= WORK TO BE COMPLETED =
In the entries below, print exactly the lines from the first through the one with "return c1 + (c2 - c1) * t", both included, and none of the pictures.

= MATERIAL SUPPLIED =
● ● ● ● ● ● ●

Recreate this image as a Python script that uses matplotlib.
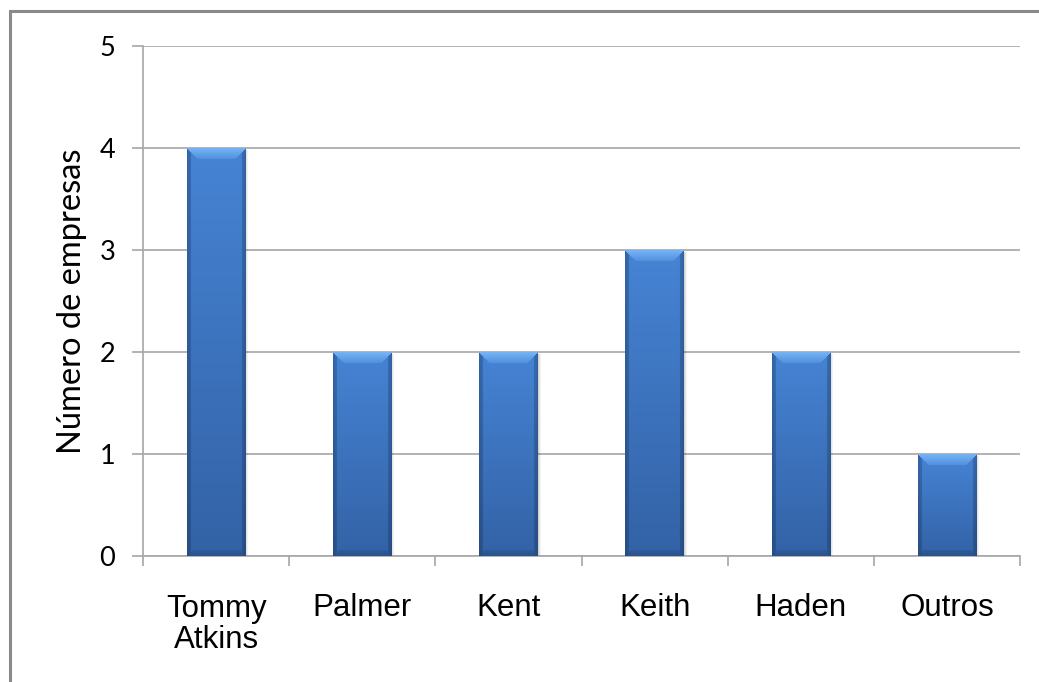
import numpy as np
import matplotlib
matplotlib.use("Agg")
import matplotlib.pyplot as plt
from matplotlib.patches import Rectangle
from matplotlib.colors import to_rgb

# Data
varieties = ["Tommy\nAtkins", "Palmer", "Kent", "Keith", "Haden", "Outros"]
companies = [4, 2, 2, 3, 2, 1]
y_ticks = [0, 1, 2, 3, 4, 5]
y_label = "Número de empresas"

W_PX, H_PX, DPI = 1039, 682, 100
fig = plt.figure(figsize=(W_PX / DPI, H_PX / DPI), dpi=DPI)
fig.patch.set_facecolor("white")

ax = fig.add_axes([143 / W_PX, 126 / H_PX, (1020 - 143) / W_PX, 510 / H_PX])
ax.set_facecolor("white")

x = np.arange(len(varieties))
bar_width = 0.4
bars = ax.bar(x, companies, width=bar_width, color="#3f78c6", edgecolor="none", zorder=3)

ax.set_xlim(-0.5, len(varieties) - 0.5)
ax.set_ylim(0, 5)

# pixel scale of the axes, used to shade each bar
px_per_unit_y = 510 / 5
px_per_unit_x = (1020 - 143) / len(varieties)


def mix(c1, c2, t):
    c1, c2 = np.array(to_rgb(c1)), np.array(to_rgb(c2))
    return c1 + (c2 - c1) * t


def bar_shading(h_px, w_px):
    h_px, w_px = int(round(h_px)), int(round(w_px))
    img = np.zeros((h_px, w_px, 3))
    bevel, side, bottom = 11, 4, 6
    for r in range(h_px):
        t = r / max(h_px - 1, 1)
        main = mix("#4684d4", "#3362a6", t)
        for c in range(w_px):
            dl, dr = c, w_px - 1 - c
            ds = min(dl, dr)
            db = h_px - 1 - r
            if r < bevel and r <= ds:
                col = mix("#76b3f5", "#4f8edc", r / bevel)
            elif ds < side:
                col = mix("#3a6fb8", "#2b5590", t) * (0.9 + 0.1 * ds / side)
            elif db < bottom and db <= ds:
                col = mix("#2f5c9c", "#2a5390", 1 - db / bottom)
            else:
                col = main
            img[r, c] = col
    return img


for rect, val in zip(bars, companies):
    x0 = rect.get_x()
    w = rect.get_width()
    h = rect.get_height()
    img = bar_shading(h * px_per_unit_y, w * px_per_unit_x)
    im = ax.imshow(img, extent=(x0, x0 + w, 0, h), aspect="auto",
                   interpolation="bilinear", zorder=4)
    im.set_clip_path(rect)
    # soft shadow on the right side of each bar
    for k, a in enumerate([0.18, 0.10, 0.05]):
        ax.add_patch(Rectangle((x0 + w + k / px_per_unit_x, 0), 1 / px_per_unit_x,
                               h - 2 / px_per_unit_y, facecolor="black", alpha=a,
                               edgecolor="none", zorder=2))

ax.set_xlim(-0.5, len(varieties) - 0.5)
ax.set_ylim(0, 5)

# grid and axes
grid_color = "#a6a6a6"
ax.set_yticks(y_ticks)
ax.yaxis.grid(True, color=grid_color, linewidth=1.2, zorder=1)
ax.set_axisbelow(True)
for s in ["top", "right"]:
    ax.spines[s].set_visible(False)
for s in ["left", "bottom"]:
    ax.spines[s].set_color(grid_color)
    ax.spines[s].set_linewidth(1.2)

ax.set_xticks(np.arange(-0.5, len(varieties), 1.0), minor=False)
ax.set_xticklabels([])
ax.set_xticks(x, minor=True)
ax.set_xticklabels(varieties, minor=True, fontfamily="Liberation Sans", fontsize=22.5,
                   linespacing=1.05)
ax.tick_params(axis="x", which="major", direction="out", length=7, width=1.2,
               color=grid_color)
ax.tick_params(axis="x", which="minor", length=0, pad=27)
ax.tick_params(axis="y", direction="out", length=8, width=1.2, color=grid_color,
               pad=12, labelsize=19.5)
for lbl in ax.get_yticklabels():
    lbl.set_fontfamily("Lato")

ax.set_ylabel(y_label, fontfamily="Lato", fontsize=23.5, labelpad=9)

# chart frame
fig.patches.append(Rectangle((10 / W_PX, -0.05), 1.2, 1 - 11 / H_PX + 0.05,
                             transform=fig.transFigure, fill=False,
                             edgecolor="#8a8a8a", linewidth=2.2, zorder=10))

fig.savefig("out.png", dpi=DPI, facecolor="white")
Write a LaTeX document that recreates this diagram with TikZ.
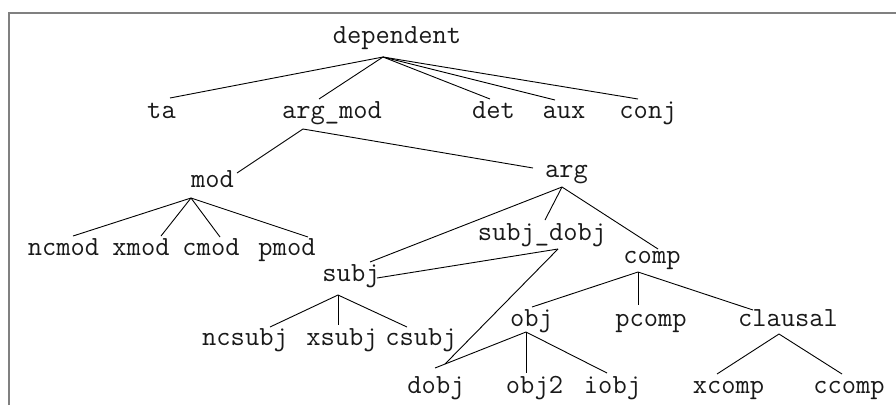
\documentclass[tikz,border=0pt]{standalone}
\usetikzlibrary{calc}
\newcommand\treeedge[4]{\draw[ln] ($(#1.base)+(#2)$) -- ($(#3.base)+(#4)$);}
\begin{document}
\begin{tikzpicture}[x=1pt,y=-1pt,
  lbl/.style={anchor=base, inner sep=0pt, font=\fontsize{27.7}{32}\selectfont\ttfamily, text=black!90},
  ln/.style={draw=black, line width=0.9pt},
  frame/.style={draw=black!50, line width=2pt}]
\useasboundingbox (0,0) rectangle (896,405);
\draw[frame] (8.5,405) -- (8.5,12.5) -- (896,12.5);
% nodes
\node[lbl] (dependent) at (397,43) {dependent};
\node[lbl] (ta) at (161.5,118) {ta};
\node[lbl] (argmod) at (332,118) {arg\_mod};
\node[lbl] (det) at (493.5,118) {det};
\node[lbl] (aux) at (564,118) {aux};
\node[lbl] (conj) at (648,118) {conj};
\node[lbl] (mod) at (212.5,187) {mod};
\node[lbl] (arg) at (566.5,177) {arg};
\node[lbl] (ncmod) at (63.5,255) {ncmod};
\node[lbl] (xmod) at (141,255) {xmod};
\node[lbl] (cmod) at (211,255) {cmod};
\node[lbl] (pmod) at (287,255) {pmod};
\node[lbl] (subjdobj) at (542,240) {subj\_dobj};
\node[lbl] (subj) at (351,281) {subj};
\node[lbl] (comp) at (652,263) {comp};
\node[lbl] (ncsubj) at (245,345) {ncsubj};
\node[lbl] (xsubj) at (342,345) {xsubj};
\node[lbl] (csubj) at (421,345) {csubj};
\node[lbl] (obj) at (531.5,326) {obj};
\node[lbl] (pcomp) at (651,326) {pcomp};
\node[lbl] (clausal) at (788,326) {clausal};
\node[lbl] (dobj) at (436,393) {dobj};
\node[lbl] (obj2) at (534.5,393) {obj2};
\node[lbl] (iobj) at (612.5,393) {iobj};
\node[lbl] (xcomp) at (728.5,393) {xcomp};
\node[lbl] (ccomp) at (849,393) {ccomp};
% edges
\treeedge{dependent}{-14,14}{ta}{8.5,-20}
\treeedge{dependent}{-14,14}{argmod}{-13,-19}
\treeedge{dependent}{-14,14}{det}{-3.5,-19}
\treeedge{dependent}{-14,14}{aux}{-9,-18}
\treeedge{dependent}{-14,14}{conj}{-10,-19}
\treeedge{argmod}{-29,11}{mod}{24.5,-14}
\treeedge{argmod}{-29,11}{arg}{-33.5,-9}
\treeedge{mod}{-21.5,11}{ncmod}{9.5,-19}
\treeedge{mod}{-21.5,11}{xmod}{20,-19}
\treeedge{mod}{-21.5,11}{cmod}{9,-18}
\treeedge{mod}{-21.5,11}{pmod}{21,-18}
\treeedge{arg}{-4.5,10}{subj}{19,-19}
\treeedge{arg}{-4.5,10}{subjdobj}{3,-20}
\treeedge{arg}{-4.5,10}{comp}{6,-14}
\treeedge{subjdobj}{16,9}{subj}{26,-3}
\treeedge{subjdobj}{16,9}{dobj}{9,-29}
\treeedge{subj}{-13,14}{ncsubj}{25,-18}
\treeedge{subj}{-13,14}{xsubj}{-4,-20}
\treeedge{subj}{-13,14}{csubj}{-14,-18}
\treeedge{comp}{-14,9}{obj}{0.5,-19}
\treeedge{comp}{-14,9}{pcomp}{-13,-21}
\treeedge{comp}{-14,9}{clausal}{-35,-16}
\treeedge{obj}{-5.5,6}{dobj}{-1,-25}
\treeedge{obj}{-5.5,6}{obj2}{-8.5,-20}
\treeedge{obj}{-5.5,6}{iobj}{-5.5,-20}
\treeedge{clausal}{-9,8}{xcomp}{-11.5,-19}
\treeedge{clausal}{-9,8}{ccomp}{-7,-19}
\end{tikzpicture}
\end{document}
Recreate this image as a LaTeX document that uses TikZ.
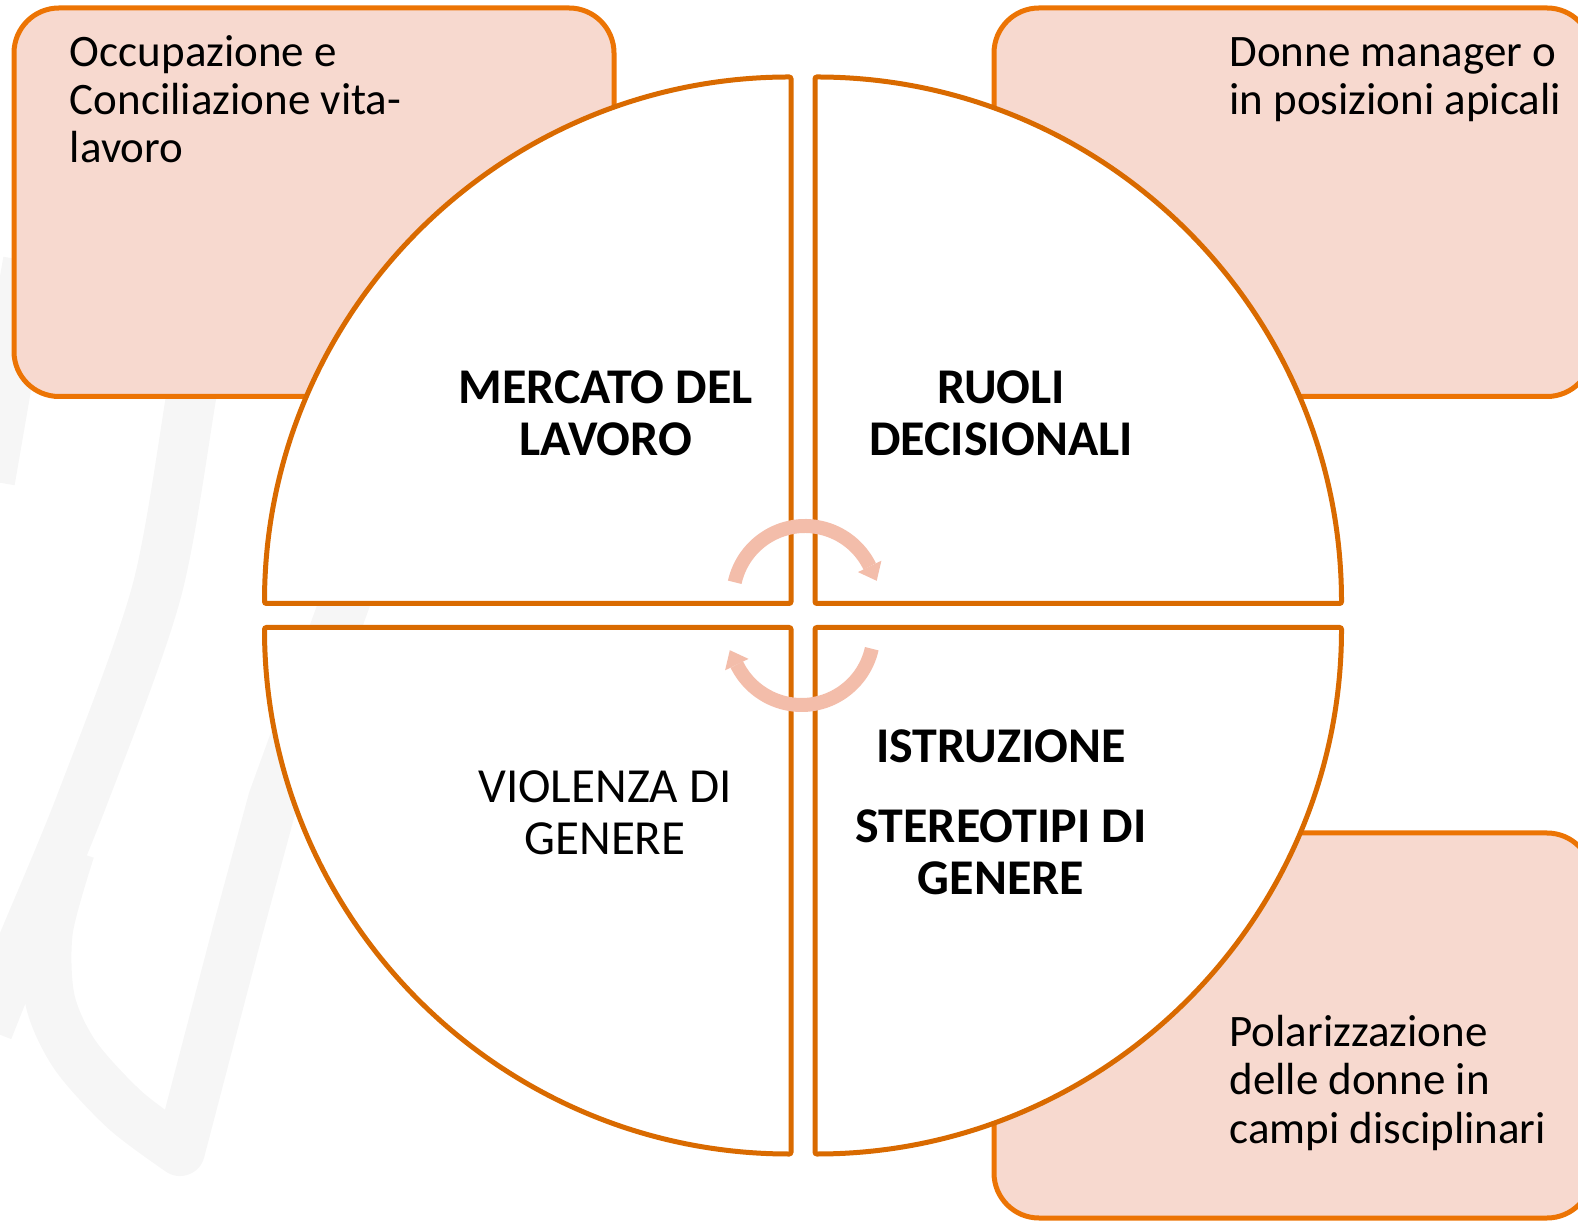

● ● ● ● ● ● ●

= SOLUTION TO THIS EXERCISE =
Recreate this image as a Python script that uses matplotlib.
import numpy as np
import matplotlib
matplotlib.use("Agg")
import matplotlib.pyplot as plt
from matplotlib.patches import Rectangle
from matplotlib.colors import to_rgb

# Data
varieties = ["Tommy\nAtkins", "Palmer", "Kent", "Keith", "Haden", "Outros"]
companies = [4, 2, 2, 3, 2, 1]
y_ticks = [0, 1, 2, 3, 4, 5]
y_label = "Número de empresas"

W_PX, H_PX, DPI = 1039, 682, 100
fig = plt.figure(figsize=(W_PX / DPI, H_PX / DPI), dpi=DPI)
fig.patch.set_facecolor("white")

ax = fig.add_axes([143 / W_PX, 126 / H_PX, (1020 - 143) / W_PX, 510 / H_PX])
ax.set_facecolor("white")

x = np.arange(len(varieties))
bar_width = 0.4
bars = ax.bar(x, companies, width=bar_width, color="#3f78c6", edgecolor="none", zorder=3)

ax.set_xlim(-0.5, len(varieties) - 0.5)
ax.set_ylim(0, 5)

# pixel scale of the axes, used to shade each bar
px_per_unit_y = 510 / 5
px_per_unit_x = (1020 - 143) / len(varieties)


def mix(c1, c2, t):
    c1, c2 = np.array(to_rgb(c1)), np.array(to_rgb(c2))
    return c1 + (c2 - c1) * t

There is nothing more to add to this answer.